▸ GIVEN PROBLEM:
Every line below should be copied exactly; drop the pictures.

▸ SOURCE DATA:
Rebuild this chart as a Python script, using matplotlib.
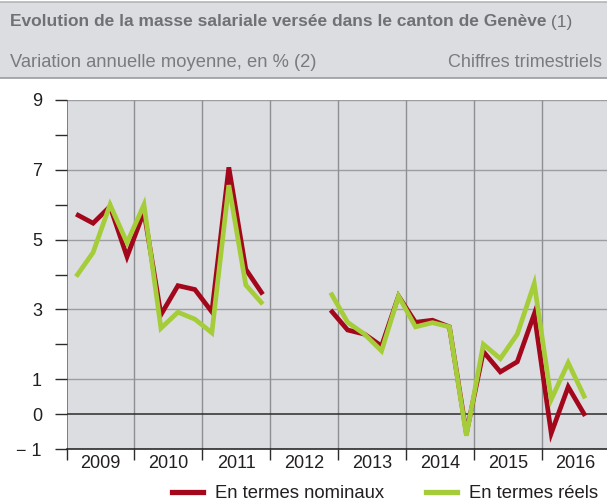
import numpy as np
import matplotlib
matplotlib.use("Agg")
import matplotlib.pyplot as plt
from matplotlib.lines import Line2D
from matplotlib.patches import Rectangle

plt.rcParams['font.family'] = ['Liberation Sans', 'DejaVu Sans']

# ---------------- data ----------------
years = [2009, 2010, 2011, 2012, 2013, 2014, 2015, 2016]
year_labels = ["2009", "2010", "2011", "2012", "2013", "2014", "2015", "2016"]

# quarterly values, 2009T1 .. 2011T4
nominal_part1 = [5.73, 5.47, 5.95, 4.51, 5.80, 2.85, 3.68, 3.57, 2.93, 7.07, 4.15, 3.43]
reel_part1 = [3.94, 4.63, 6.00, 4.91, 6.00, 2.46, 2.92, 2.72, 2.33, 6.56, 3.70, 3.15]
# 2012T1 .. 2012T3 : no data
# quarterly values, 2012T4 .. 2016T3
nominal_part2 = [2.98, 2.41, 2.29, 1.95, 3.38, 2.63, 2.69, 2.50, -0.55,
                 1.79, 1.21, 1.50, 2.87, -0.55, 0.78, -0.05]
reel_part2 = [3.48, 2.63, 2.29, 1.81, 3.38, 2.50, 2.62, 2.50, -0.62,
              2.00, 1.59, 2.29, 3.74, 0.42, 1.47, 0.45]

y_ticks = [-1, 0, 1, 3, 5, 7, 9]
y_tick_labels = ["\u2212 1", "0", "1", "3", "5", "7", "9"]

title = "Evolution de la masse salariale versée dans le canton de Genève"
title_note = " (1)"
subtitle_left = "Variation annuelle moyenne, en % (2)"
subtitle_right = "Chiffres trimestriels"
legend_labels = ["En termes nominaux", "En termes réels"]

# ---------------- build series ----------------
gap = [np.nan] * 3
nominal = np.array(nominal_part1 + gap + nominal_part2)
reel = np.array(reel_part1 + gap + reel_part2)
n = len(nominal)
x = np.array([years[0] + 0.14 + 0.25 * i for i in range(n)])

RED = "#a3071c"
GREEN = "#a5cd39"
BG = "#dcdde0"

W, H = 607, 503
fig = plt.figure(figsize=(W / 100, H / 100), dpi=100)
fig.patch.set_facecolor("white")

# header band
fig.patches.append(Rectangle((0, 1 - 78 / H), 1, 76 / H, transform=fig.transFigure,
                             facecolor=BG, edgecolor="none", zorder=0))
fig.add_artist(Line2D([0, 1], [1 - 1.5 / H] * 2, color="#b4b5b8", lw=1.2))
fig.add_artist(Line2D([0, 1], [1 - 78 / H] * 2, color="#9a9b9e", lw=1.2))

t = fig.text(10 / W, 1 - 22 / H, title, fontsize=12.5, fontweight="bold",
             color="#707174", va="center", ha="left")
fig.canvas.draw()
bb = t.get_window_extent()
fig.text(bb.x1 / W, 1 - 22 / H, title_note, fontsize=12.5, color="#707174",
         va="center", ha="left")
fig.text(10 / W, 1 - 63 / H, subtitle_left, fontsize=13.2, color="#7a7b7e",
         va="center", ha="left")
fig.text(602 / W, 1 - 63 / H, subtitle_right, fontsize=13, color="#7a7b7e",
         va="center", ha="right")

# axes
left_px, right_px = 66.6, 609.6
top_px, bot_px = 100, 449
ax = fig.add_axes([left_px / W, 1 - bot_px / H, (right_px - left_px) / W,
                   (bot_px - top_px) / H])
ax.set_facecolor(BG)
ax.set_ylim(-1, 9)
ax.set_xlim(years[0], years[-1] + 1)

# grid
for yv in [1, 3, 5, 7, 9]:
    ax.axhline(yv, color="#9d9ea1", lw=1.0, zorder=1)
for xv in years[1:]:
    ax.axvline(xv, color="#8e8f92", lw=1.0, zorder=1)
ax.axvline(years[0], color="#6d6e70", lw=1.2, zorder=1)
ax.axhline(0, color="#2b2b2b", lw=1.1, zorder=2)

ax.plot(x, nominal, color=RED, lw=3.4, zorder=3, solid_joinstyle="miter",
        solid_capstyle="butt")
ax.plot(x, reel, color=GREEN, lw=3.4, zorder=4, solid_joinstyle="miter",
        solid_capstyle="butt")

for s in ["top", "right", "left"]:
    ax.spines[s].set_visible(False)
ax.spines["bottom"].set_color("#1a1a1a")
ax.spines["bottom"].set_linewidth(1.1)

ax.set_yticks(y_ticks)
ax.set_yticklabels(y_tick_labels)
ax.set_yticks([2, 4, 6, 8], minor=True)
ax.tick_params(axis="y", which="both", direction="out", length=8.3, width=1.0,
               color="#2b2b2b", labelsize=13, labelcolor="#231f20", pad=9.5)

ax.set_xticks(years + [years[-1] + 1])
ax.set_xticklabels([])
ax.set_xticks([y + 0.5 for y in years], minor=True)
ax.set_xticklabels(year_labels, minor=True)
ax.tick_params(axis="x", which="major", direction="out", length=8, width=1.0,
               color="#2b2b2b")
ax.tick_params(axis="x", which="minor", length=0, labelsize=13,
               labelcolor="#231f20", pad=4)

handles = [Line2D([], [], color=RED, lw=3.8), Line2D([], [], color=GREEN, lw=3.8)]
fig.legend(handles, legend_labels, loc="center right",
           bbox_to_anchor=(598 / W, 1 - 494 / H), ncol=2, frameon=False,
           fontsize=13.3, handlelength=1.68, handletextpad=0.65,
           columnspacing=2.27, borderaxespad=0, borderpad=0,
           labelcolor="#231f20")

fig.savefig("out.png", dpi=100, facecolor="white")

▸ TASK SOLUTION:
Rebuild this chart as a Python script, using matplotlib.
import numpy as np
import matplotlib
matplotlib.use("Agg")
import matplotlib.pyplot as plt
from matplotlib.lines import Line2D
from matplotlib.patches import Rectangle

plt.rcParams['font.family'] = ['Liberation Sans', 'DejaVu Sans']

# ---------------- data ----------------
years = [2009, 2010, 2011, 2012, 2013, 2014, 2015, 2016]
year_labels = ["2009", "2010", "2011", "2012", "2013", "2014", "2015", "2016"]

# quarterly values, 2009T1 .. 2011T4
nominal_part1 = [5.73, 5.47, 5.95, 4.51, 5.80, 2.85, 3.68, 3.57, 2.93, 7.07, 4.15, 3.43]
reel_part1 = [3.94, 4.63, 6.00, 4.91, 6.00, 2.46, 2.92, 2.72, 2.33, 6.56, 3.70, 3.15]
# 2012T1 .. 2012T3 : no data
# quarterly values, 2012T4 .. 2016T3
nominal_part2 = [2.98, 2.41, 2.29, 1.95, 3.38, 2.63, 2.69, 2.50, -0.55,
                 1.79, 1.21, 1.50, 2.87, -0.55, 0.78, -0.05]
reel_part2 = [3.48, 2.63, 2.29, 1.81, 3.38, 2.50, 2.62, 2.50, -0.62,
              2.00, 1.59, 2.29, 3.74, 0.42, 1.47, 0.45]

y_ticks = [-1, 0, 1, 3, 5, 7, 9]
y_tick_labels = ["\u2212 1", "0", "1", "3", "5", "7", "9"]

title = "Evolution de la masse salariale versée dans le canton de Genève"
title_note = " (1)"
subtitle_left = "Variation annuelle moyenne, en % (2)"
subtitle_right = "Chiffres trimestriels"
legend_labels = ["En termes nominaux", "En termes réels"]

# ---------------- build series ----------------
gap = [np.nan] * 3
nominal = np.array(nominal_part1 + gap + nominal_part2)
reel = np.array(reel_part1 + gap + reel_part2)
n = len(nominal)
x = np.array([years[0] + 0.14 + 0.25 * i for i in range(n)])

RED = "#a3071c"
GREEN = "#a5cd39"
BG = "#dcdde0"

W, H = 607, 503
fig = plt.figure(figsize=(W / 100, H / 100), dpi=100)
fig.patch.set_facecolor("white")

# header band
fig.patches.append(Rectangle((0, 1 - 78 / H), 1, 76 / H, transform=fig.transFigure,
                             facecolor=BG, edgecolor="none", zorder=0))
fig.add_artist(Line2D([0, 1], [1 - 1.5 / H] * 2, color="#b4b5b8", lw=1.2))
fig.add_artist(Line2D([0, 1], [1 - 78 / H] * 2, color="#9a9b9e", lw=1.2))

t = fig.text(10 / W, 1 - 22 / H, title, fontsize=12.5, fontweight="bold",
             color="#707174", va="center", ha="left")
fig.canvas.draw()
bb = t.get_window_extent()
fig.text(bb.x1 / W, 1 - 22 / H, title_note, fontsize=12.5, color="#707174",
         va="center", ha="left")
fig.text(10 / W, 1 - 63 / H, subtitle_left, fontsize=13.2, color="#7a7b7e",
         va="center", ha="left")
fig.text(602 / W, 1 - 63 / H, subtitle_right, fontsize=13, color="#7a7b7e",
         va="center", ha="right")

# axes
left_px, right_px = 66.6, 609.6
top_px, bot_px = 100, 449
ax = fig.add_axes([left_px / W, 1 - bot_px / H, (right_px - left_px) / W,
                   (bot_px - top_px) / H])
ax.set_facecolor(BG)
ax.set_ylim(-1, 9)
ax.set_xlim(years[0], years[-1] + 1)

# grid
for yv in [1, 3, 5, 7, 9]:
    ax.axhline(yv, color="#9d9ea1", lw=1.0, zorder=1)
for xv in years[1:]:
    ax.axvline(xv, color="#8e8f92", lw=1.0, zorder=1)
ax.axvline(years[0], color="#6d6e70", lw=1.2, zorder=1)
ax.axhline(0, color="#2b2b2b", lw=1.1, zorder=2)

ax.plot(x, nominal, color=RED, lw=3.4, zorder=3, solid_joinstyle="miter",
        solid_capstyle="butt")
ax.plot(x, reel, color=GREEN, lw=3.4, zorder=4, solid_joinstyle="miter",
        solid_capstyle="butt")

for s in ["top", "right", "left"]:
    ax.spines[s].set_visible(False)
ax.spines["bottom"].set_color("#1a1a1a")
ax.spines["bottom"].set_linewidth(1.1)

ax.set_yticks(y_ticks)
ax.set_yticklabels(y_tick_labels)
ax.set_yticks([2, 4, 6, 8], minor=True)
ax.tick_params(axis="y", which="both", direction="out", length=8.3, width=1.0,
               color="#2b2b2b", labelsize=13, labelcolor="#231f20", pad=9.5)

ax.set_xticks(years + [years[-1] + 1])
ax.set_xticklabels([])
ax.set_xticks([y + 0.5 for y in years], minor=True)
ax.set_xticklabels(year_labels, minor=True)
ax.tick_params(axis="x", which="major", direction="out", length=8, width=1.0,
               color="#2b2b2b")
ax.tick_params(axis="x", which="minor", length=0, labelsize=13,
               labelcolor="#231f20", pad=4)

handles = [Line2D([], [], color=RED, lw=3.8), Line2D([], [], color=GREEN, lw=3.8)]
fig.legend(handles, legend_labels, loc="center right",
           bbox_to_anchor=(598 / W, 1 - 494 / H), ncol=2, frameon=False,
           fontsize=13.3, handlelength=1.68, handletextpad=0.65,
           columnspacing=2.27, borderaxespad=0, borderpad=0,
           labelcolor="#231f20")

fig.savefig("out.png", dpi=100, facecolor="white")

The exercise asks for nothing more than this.